Rows from a dataset of charts and code
--

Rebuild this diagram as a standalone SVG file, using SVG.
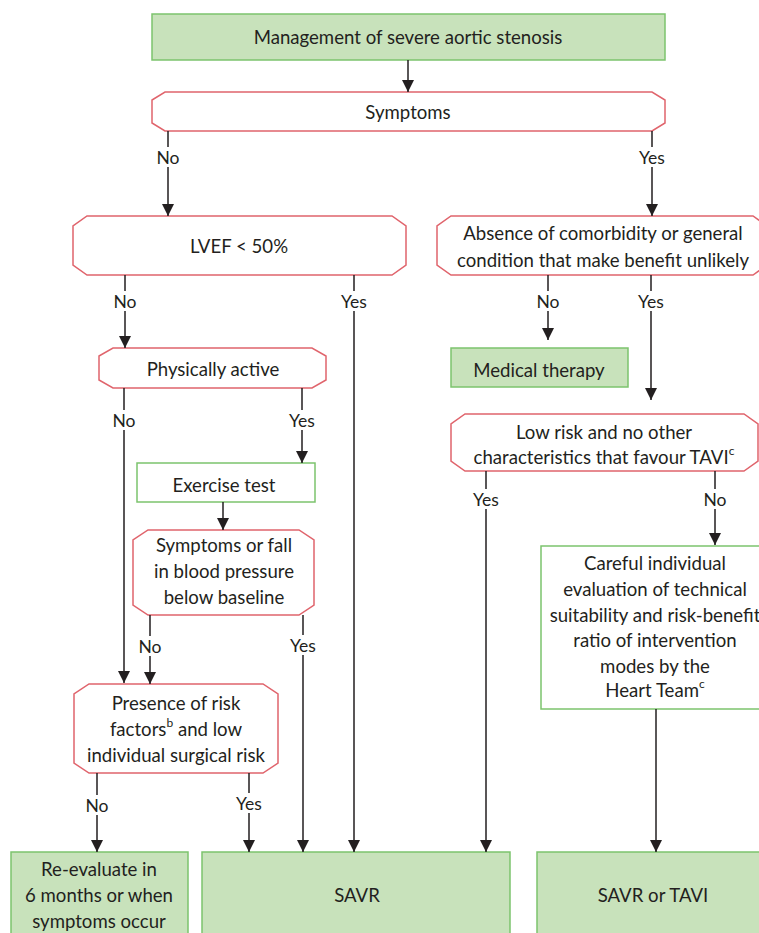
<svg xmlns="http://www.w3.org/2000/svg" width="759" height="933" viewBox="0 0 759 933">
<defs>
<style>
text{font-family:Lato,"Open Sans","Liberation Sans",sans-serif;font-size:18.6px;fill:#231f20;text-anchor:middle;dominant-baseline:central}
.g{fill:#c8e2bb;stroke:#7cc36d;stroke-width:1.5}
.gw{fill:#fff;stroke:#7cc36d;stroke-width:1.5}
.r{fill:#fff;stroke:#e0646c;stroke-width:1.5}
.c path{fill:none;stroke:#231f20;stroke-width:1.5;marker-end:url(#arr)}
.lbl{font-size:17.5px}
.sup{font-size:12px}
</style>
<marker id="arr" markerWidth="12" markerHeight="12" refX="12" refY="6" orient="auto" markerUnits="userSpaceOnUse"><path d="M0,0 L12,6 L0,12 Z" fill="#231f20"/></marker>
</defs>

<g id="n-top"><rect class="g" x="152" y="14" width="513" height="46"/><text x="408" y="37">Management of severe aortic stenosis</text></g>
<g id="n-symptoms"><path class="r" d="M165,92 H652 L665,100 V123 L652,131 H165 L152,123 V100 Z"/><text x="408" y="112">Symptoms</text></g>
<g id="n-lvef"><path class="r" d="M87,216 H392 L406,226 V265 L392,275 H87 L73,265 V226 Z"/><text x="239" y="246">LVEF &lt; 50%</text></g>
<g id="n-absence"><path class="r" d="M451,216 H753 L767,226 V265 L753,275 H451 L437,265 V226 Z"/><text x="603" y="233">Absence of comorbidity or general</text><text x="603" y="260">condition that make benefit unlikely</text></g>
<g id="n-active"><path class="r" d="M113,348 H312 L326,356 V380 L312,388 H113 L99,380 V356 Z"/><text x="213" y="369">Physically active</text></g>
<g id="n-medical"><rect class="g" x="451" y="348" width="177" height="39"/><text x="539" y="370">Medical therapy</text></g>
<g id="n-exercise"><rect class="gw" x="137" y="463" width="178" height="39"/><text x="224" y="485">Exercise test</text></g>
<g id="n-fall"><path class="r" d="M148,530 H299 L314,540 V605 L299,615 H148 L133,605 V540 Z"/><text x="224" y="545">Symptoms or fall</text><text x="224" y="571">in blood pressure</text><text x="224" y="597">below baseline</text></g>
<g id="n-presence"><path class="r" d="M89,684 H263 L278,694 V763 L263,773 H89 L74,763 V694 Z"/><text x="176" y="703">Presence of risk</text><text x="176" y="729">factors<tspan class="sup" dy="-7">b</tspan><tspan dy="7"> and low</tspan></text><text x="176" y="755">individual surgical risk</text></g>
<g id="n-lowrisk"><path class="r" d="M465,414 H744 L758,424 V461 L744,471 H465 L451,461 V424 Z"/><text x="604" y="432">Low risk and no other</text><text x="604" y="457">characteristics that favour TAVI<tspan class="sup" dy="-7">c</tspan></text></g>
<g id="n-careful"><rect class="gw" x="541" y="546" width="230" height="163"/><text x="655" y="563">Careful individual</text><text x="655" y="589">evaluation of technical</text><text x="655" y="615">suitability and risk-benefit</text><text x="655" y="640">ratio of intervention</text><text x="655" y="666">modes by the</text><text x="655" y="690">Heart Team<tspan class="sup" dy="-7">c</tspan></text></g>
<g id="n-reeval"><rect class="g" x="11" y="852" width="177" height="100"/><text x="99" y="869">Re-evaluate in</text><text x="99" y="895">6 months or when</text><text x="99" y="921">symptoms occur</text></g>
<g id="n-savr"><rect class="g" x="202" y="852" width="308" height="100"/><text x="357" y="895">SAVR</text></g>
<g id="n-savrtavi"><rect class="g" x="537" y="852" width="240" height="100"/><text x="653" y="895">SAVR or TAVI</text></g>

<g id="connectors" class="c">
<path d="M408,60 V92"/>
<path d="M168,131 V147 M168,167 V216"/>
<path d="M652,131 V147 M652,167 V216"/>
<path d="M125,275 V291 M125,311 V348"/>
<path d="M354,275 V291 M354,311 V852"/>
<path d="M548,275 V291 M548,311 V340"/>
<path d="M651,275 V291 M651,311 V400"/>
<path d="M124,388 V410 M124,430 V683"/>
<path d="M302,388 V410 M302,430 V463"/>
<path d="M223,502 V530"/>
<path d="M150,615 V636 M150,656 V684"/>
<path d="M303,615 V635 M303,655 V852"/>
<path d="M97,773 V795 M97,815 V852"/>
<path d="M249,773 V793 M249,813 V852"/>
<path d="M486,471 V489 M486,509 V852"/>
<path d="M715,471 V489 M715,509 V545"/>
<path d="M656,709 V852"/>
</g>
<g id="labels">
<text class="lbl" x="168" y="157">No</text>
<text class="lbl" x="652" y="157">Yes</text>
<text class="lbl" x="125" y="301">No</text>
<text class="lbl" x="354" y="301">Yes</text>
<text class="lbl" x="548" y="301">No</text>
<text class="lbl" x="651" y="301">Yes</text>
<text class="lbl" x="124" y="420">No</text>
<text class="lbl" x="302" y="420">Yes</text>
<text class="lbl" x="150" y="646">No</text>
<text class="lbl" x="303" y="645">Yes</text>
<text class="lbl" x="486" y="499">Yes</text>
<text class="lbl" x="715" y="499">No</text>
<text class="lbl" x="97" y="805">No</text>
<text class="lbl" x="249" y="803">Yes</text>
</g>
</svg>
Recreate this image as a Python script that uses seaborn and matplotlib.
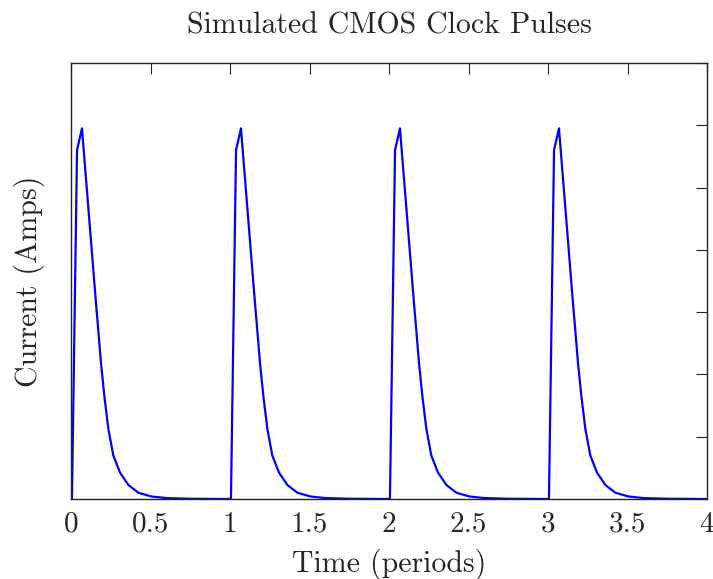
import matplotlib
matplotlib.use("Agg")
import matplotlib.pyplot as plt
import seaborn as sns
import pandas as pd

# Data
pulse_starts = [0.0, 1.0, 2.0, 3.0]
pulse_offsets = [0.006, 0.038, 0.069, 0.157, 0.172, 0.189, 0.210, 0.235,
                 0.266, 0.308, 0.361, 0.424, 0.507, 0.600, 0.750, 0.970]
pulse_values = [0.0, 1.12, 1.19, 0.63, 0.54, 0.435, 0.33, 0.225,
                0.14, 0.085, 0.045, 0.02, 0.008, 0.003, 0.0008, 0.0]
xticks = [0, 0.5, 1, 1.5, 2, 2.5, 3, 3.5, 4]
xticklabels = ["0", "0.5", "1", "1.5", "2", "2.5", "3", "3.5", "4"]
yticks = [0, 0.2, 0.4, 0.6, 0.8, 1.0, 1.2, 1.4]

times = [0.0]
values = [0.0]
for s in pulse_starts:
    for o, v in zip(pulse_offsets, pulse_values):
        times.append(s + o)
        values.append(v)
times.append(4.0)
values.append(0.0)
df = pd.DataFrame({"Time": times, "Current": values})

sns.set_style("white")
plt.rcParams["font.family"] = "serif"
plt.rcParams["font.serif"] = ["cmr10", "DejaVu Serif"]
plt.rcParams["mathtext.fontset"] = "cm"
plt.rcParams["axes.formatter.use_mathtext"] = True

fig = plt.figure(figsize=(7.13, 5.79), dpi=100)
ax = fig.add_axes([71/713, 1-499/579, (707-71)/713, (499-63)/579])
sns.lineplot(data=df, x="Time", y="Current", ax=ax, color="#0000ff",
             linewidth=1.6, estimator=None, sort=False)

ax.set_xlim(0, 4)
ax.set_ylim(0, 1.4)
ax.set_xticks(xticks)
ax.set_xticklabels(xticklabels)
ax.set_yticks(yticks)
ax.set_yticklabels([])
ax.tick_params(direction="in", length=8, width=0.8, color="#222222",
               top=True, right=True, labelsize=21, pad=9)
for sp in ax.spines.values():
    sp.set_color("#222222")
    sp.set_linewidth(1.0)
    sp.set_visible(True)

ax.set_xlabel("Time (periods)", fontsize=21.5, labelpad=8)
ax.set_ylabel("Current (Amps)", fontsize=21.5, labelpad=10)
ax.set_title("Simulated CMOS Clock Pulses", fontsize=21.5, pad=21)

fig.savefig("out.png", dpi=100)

--

● What this task involves
Exactly the lines from the one with "Recreate this image" through the one with "import pandas as pd" are to be reproduced, and no pictures with them.

● Correct response
Recreate this image as a Python script that uses seaborn and matplotlib.
import matplotlib
matplotlib.use("Agg")
import matplotlib.pyplot as plt
import seaborn as sns
import pandas as pd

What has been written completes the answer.